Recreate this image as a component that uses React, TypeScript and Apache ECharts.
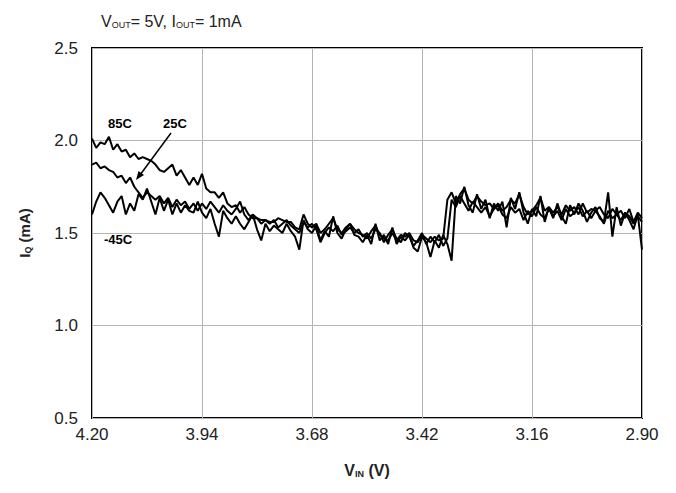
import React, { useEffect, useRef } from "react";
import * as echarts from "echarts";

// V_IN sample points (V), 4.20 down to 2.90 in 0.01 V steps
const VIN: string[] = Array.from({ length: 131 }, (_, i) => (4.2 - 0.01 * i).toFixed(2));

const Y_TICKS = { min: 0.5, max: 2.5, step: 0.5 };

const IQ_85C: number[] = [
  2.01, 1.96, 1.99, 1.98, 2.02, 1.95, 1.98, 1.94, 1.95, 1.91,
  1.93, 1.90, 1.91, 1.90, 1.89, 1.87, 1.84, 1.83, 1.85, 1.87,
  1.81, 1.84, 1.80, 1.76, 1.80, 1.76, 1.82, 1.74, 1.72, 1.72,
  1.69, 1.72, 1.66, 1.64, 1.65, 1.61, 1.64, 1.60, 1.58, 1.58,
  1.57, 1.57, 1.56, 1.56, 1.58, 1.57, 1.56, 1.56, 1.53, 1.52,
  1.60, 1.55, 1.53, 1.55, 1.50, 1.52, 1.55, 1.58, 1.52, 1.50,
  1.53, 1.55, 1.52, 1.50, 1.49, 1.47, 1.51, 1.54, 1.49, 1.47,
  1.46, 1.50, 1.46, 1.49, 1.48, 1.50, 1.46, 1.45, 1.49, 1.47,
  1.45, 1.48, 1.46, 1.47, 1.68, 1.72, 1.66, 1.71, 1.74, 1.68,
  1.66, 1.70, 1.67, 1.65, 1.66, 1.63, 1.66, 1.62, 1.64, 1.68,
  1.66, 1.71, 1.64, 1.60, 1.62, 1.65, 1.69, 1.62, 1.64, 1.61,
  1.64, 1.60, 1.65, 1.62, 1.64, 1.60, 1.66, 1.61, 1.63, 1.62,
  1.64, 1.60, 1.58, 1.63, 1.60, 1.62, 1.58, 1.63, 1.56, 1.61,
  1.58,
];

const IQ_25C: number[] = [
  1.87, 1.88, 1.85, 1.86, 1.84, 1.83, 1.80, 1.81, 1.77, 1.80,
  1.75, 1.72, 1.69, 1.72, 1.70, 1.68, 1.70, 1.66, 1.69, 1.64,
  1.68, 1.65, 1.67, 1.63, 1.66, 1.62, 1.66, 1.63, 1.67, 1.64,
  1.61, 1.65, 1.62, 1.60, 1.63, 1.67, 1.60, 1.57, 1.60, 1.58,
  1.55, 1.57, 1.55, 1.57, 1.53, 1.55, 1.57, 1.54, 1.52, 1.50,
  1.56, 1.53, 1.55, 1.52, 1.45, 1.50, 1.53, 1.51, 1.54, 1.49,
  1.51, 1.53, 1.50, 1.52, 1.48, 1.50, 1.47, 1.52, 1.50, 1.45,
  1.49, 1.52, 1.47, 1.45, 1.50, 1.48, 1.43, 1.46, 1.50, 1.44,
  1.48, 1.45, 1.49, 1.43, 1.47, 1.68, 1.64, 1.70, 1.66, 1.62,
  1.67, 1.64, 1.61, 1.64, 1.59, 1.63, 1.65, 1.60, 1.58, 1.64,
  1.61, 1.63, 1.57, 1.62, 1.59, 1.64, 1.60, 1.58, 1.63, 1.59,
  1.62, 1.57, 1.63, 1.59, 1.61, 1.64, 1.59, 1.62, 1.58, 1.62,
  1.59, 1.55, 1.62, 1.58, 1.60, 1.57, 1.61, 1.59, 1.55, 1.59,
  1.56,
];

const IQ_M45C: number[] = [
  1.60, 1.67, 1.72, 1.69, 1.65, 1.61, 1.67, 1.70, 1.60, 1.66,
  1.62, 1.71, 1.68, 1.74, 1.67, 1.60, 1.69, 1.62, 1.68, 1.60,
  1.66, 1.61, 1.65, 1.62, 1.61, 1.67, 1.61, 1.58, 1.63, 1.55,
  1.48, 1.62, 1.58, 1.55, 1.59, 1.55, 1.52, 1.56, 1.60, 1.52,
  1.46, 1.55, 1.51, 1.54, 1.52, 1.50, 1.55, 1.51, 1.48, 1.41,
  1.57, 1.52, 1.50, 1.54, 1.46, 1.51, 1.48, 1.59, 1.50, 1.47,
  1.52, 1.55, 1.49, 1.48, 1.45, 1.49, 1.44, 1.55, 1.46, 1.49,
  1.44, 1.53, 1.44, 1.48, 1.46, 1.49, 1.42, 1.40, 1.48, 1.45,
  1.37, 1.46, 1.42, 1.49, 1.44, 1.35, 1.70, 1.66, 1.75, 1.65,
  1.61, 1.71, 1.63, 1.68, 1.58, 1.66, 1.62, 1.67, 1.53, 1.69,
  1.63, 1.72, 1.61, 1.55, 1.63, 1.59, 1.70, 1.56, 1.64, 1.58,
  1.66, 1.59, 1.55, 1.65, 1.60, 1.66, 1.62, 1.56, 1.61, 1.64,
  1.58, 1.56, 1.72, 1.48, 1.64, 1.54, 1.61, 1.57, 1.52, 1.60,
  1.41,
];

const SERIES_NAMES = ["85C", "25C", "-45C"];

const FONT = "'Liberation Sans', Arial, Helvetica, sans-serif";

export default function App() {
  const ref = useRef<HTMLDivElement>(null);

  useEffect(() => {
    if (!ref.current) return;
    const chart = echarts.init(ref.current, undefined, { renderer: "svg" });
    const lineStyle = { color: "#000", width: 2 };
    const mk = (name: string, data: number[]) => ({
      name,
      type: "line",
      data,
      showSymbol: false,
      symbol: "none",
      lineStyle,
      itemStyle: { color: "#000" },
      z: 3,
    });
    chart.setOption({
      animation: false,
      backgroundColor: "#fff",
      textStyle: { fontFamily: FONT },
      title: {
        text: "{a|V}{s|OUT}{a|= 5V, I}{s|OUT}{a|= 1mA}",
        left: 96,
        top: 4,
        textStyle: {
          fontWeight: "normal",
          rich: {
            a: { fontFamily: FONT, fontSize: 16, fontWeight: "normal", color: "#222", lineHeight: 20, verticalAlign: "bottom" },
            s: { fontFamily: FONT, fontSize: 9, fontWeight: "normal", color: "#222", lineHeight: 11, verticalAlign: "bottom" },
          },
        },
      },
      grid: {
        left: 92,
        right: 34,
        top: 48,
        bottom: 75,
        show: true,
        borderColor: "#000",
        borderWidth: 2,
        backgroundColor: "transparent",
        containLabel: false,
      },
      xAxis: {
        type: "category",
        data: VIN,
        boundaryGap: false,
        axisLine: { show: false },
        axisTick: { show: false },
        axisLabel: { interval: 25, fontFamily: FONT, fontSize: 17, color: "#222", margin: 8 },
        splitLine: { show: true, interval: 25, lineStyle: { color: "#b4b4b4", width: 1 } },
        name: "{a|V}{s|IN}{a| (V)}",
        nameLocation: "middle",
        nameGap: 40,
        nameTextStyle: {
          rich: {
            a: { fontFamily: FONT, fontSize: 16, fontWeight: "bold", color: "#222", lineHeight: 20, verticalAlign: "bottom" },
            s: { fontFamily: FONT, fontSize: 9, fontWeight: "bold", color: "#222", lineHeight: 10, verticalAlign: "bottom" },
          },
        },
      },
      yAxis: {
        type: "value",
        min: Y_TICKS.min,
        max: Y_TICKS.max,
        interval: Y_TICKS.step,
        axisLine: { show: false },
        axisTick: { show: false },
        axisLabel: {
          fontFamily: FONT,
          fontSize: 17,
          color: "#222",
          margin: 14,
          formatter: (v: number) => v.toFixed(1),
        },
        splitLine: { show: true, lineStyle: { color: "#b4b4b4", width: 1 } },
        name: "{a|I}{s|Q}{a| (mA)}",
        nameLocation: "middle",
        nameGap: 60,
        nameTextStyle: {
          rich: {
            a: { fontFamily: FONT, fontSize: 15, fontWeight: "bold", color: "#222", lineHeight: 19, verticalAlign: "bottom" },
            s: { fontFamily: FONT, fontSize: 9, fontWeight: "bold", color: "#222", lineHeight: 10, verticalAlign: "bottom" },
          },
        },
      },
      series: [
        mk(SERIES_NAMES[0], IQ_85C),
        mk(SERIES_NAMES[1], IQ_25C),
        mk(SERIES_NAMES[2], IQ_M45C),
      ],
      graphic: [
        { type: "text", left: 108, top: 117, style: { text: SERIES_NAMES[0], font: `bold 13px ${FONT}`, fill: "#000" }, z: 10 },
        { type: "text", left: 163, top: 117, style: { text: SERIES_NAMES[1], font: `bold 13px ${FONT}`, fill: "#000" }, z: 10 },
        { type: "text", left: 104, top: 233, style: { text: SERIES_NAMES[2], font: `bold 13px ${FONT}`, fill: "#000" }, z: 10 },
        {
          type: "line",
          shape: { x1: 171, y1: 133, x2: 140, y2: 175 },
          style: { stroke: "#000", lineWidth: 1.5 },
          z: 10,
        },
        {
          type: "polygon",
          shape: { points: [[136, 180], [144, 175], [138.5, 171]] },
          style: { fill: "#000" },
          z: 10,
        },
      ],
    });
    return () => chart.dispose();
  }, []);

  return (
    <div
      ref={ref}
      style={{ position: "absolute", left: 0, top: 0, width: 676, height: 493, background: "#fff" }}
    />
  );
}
•••
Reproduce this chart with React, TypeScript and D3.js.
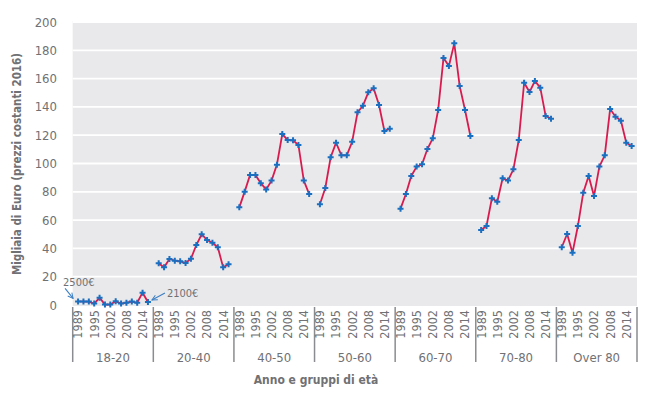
•••
● **Set problem**
Start at the line above containing "Recreate this image" and stop at the line containing "2.5, step: 0.5": print those lines and everything between them exactly, but not the pictures.

● **The solution**
Recreate this image as a component that uses React, TypeScript and Apache ECharts.
import React, { useEffect, useRef } from "react";
import * as echarts from "echarts";

// V_IN sample points (V), 4.20 down to 2.90 in 0.01 V steps
const VIN: string[] = Array.from({ length: 131 }, (_, i) => (4.2 - 0.01 * i).toFixed(2));

const Y_TICKS = { min: 0.5, max: 2.5, step: 0.5 };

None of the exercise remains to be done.